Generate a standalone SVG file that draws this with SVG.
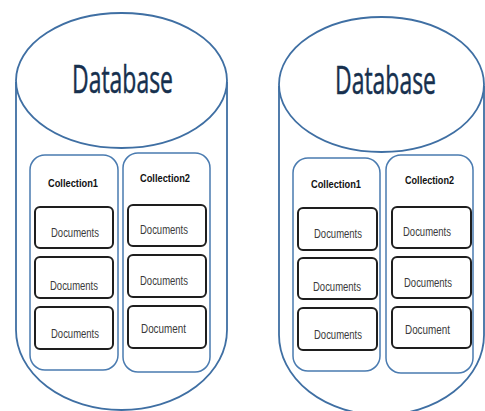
<svg xmlns="http://www.w3.org/2000/svg" width="485" height="411" viewBox="0 0 485 411">
<style>
.cyl{fill:#fff;stroke:#3f6fa3;stroke-width:1.8}
.col{fill:#fff;stroke:#4a7bb0;stroke-width:1.5}
.doc{fill:#fff;stroke:#1e1e1e;stroke-width:2}
.db{font-family:"Open Sans","Liberation Sans",sans-serif;font-size:38px;fill:#16304e;stroke:#16304e;stroke-width:0.5}
.ct{font-family:"Liberation Sans",sans-serif;font-size:11px;font-weight:bold;fill:#111}
.dt{font-family:"Liberation Sans",sans-serif;font-size:12px;fill:#3a3a3a}
</style>
<rect width="485" height="411" fill="#fff"/>
<g id="db1">
<path class="cyl" d="M16,82 V330 A105.5,80 0 0 0 227,330 V82"/>
<ellipse class="cyl" cx="121.5" cy="80.5" rx="105.5" ry="67.5"/>
<text class="db" x="72" y="93" textLength="101" lengthAdjust="spacingAndGlyphs">Database</text>
</g>
<g id="db1-col1">
<rect class="col" x="30" y="155" width="88" height="215" rx="15"/>
<text class="ct" x="48" y="187" textLength="50" lengthAdjust="spacingAndGlyphs">Collection1</text>
<rect class="doc" x="35" y="207" width="78" height="41" rx="5"/>
<text class="dt" x="51" y="237" textLength="48" lengthAdjust="spacingAndGlyphs">Documents</text>
<rect class="doc" x="35" y="257" width="78" height="41" rx="5"/>
<text class="dt" x="50" y="290" textLength="48" lengthAdjust="spacingAndGlyphs">Documents</text>
<rect class="doc" x="35" y="307" width="78" height="42" rx="5"/>
<text class="dt" x="51" y="338" textLength="48" lengthAdjust="spacingAndGlyphs">Documents</text>
</g>
<g id="db1-col2">
<rect class="col" x="123" y="153" width="87" height="219" rx="15"/>
<text class="ct" x="140" y="182" textLength="50" lengthAdjust="spacingAndGlyphs">Collection2</text>
<rect class="doc" x="128" y="205" width="78" height="41" rx="5"/>
<text class="dt" x="140" y="234" textLength="48" lengthAdjust="spacingAndGlyphs">Documents</text>
<rect class="doc" x="128" y="255" width="78" height="42" rx="5"/>
<text class="dt" x="140" y="285" textLength="48" lengthAdjust="spacingAndGlyphs">Documents</text>
<rect class="doc" x="128" y="306" width="78" height="42" rx="5"/>
<text class="dt" x="141" y="333" textLength="45" lengthAdjust="spacingAndGlyphs">Document</text>
</g>
<g id="db2">
<path class="cyl" d="M279,86 V335 A102.5,80 0 0 0 484,335 V86"/>
<ellipse class="cyl" cx="381.5" cy="84.5" rx="102.5" ry="67.5"/>
<text class="db" x="335" y="94" textLength="101" lengthAdjust="spacingAndGlyphs">Database</text>
</g>
<g id="db2-col1">
<rect class="col" x="293" y="158" width="87" height="213" rx="15"/>
<text class="ct" x="311" y="188" textLength="50" lengthAdjust="spacingAndGlyphs">Collection1</text>
<rect class="doc" x="298" y="208" width="79" height="42" rx="5"/>
<text class="dt" x="314" y="238" textLength="48" lengthAdjust="spacingAndGlyphs">Documents</text>
<rect class="doc" x="298" y="258" width="79" height="41" rx="5"/>
<text class="dt" x="313" y="291" textLength="48" lengthAdjust="spacingAndGlyphs">Documents</text>
<rect class="doc" x="298" y="308" width="79" height="42" rx="5"/>
<text class="dt" x="314" y="339" textLength="48" lengthAdjust="spacingAndGlyphs">Documents</text>
</g>
<g id="db2-col2">
<rect class="col" x="386" y="155" width="87" height="218" rx="15"/>
<text class="ct" x="405" y="184" textLength="49" lengthAdjust="spacingAndGlyphs">Collection2</text>
<rect class="doc" x="392" y="207" width="79" height="41" rx="5"/>
<text class="dt" x="403" y="236" textLength="48" lengthAdjust="spacingAndGlyphs">Documents</text>
<rect class="doc" x="392" y="257" width="79" height="41" rx="5"/>
<text class="dt" x="404" y="287" textLength="48" lengthAdjust="spacingAndGlyphs">Documents</text>
<rect class="doc" x="392" y="307" width="79" height="41" rx="5"/>
<text class="dt" x="405" y="334" textLength="45" lengthAdjust="spacingAndGlyphs">Document</text>
</g>
<g id="connectors"></g>
</svg>
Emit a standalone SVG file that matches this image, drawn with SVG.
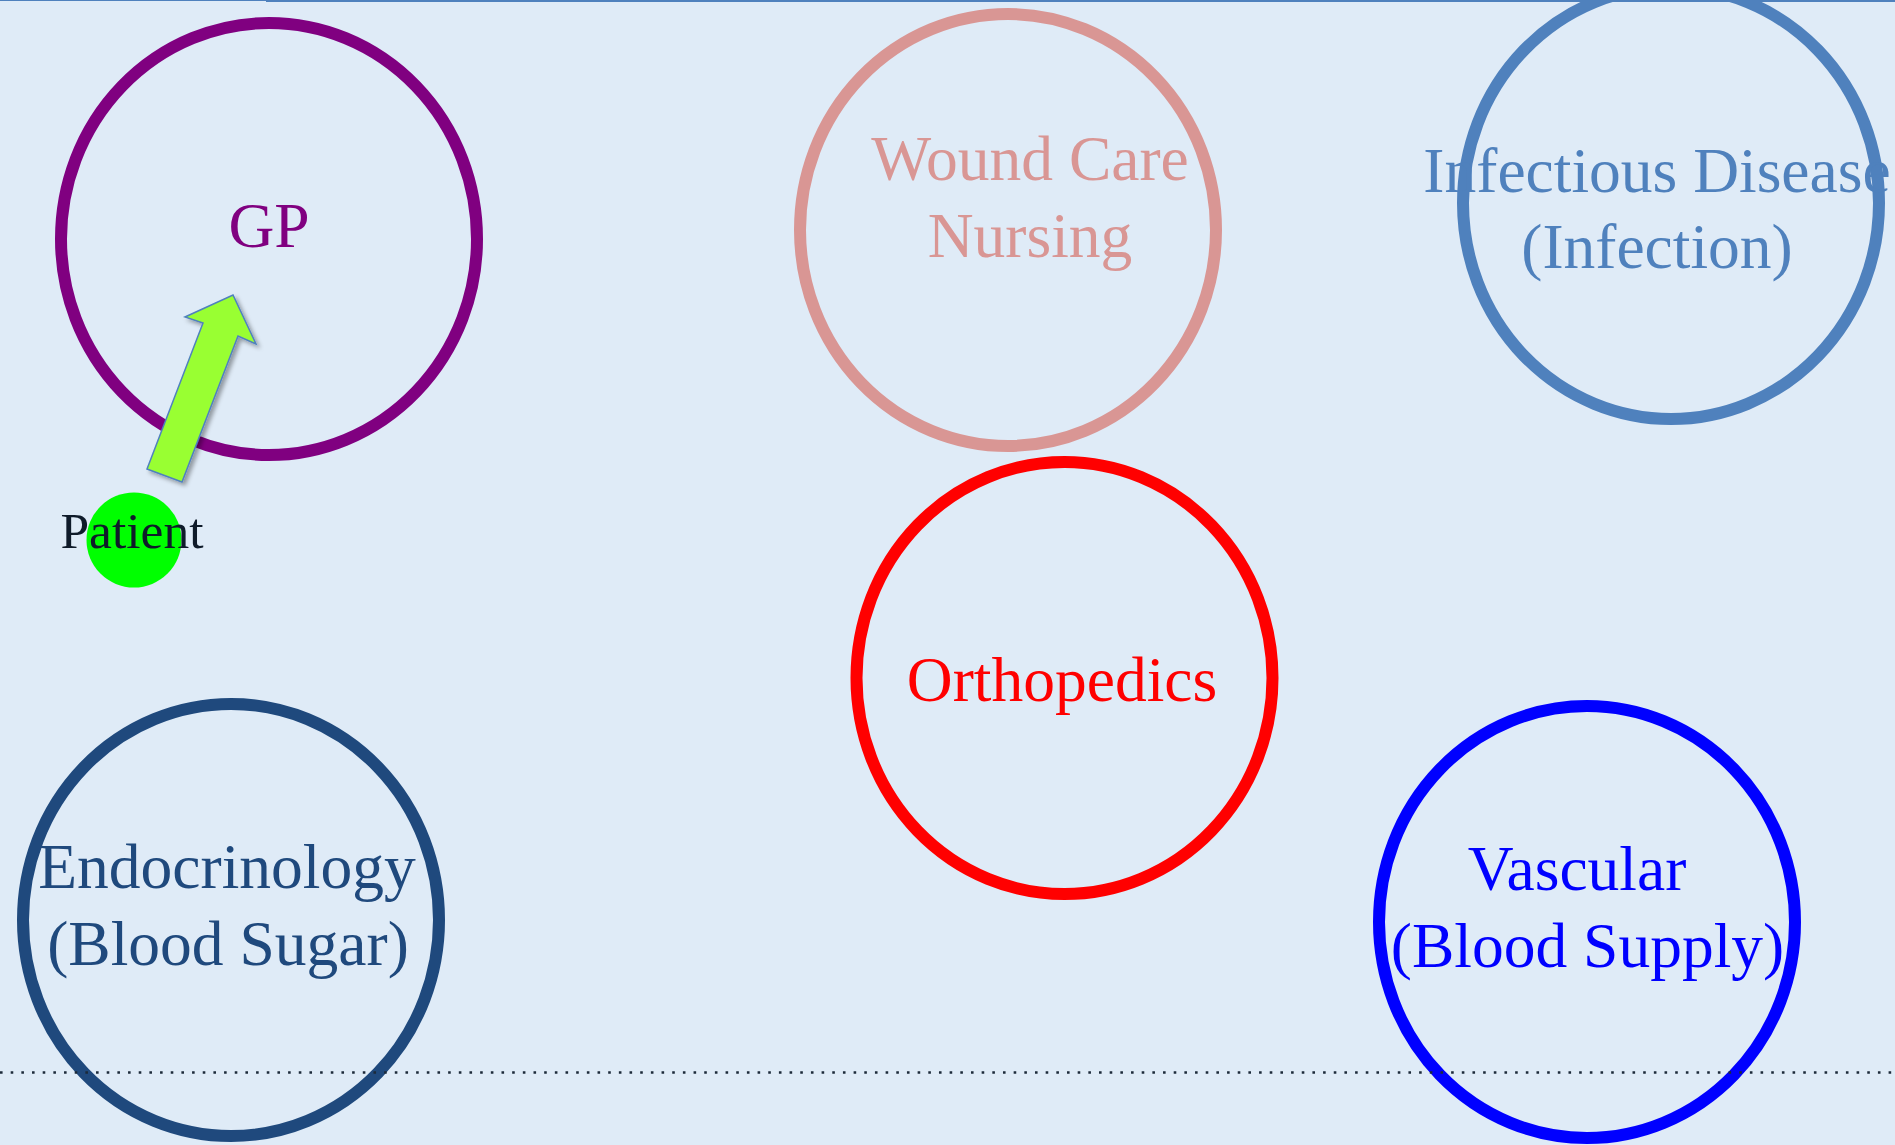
== == ==
STATED TASK
Above are records to transcribe exactly; leave their pictures out.

RESULT OF THE EXERCISE
Generate a standalone SVG file that draws this with SVG.
<svg xmlns="http://www.w3.org/2000/svg" width="485" height="411" viewBox="0 0 485 411">
<style>
.cyl{fill:#fff;stroke:#3f6fa3;stroke-width:1.8}
.col{fill:#fff;stroke:#4a7bb0;stroke-width:1.5}
.doc{fill:#fff;stroke:#1e1e1e;stroke-width:2}
.db{font-family:"Open Sans","Liberation Sans",sans-serif;font-size:38px;fill:#16304e;stroke:#16304e;stroke-width:0.5}
.ct{font-family:"Liberation Sans",sans-serif;font-size:11px;font-weight:bold;fill:#111}
.dt{font-family:"Liberation Sans",sans-serif;font-size:12px;fill:#3a3a3a}
</style>
<rect width="485" height="411" fill="#fff"/>
<g id="db1">
<path class="cyl" d="M16,82 V330 A105.5,80 0 0 0 227,330 V82"/>
<ellipse class="cyl" cx="121.5" cy="80.5" rx="105.5" ry="67.5"/>
<text class="db" x="72" y="93" textLength="101" lengthAdjust="spacingAndGlyphs">Database</text>
</g>
<g id="db1-col1">
<rect class="col" x="30" y="155" width="88" height="215" rx="15"/>
<text class="ct" x="48" y="187" textLength="50" lengthAdjust="spacingAndGlyphs">Collection1</text>
<rect class="doc" x="35" y="207" width="78" height="41" rx="5"/>
<text class="dt" x="51" y="237" textLength="48" lengthAdjust="spacingAndGlyphs">Documents</text>
<rect class="doc" x="35" y="257" width="78" height="41" rx="5"/>
<text class="dt" x="50" y="290" textLength="48" lengthAdjust="spacingAndGlyphs">Documents</text>
<rect class="doc" x="35" y="307" width="78" height="42" rx="5"/>
<text class="dt" x="51" y="338" textLength="48" lengthAdjust="spacingAndGlyphs">Documents</text>
</g>
<g id="db1-col2">
<rect class="col" x="123" y="153" width="87" height="219" rx="15"/>
<text class="ct" x="140" y="182" textLength="50" lengthAdjust="spacingAndGlyphs">Collection2</text>
<rect class="doc" x="128" y="205" width="78" height="41" rx="5"/>
<text class="dt" x="140" y="234" textLength="48" lengthAdjust="spacingAndGlyphs">Documents</text>
<rect class="doc" x="128" y="255" width="78" height="42" rx="5"/>
<text class="dt" x="140" y="285" textLength="48" lengthAdjust="spacingAndGlyphs">Documents</text>
<rect class="doc" x="128" y="306" width="78" height="42" rx="5"/>
<text class="dt" x="141" y="333" textLength="45" lengthAdjust="spacingAndGlyphs">Document</text>
</g>
<g id="db2">
<path class="cyl" d="M279,86 V335 A102.5,80 0 0 0 484,335 V86"/>
<ellipse class="cyl" cx="381.5" cy="84.5" rx="102.5" ry="67.5"/>
<text class="db" x="335" y="94" textLength="101" lengthAdjust="spacingAndGlyphs">Database</text>
</g>
<g id="db2-col1">
<rect class="col" x="293" y="158" width="87" height="213" rx="15"/>
<text class="ct" x="311" y="188" textLength="50" lengthAdjust="spacingAndGlyphs">Collection1</text>
<rect class="doc" x="298" y="208" width="79" height="42" rx="5"/>
<text class="dt" x="314" y="238" textLength="48" lengthAdjust="spacingAndGlyphs">Documents</text>
<rect class="doc" x="298" y="258" width="79" height="41" rx="5"/>
<text class="dt" x="313" y="291" textLength="48" lengthAdjust="spacingAndGlyphs">Documents</text>
<rect class="doc" x="298" y="308" width="79" height="42" rx="5"/>
<text class="dt" x="314" y="339" textLength="48" lengthAdjust="spacingAndGlyphs">Documents</text>
</g>
<g id="db2-col2">
<rect class="col" x="386" y="155" width="87" height="218" rx="15"/>
<text class="ct" x="405" y="184" textLength="49" lengthAdjust="spacingAndGlyphs">Collection2</text>
<rect class="doc" x="392" y="207" width="79" height="41" rx="5"/>
<text class="dt" x="403" y="236" textLength="48" lengthAdjust="spacingAndGlyphs">Documents</text>
<rect class="doc" x="392" y="257" width="79" height="41" rx="5"/>
<text class="dt" x="404" y="287" textLength="48" lengthAdjust="spacingAndGlyphs">Documents</text>
<rect class="doc" x="392" y="307" width="79" height="41" rx="5"/>
<text class="dt" x="405" y="334" textLength="45" lengthAdjust="spacingAndGlyphs">Document</text>
</g>
<g id="connectors"></g>
</svg>
Emit a standalone SVG file that matches this image, drawn with SVG.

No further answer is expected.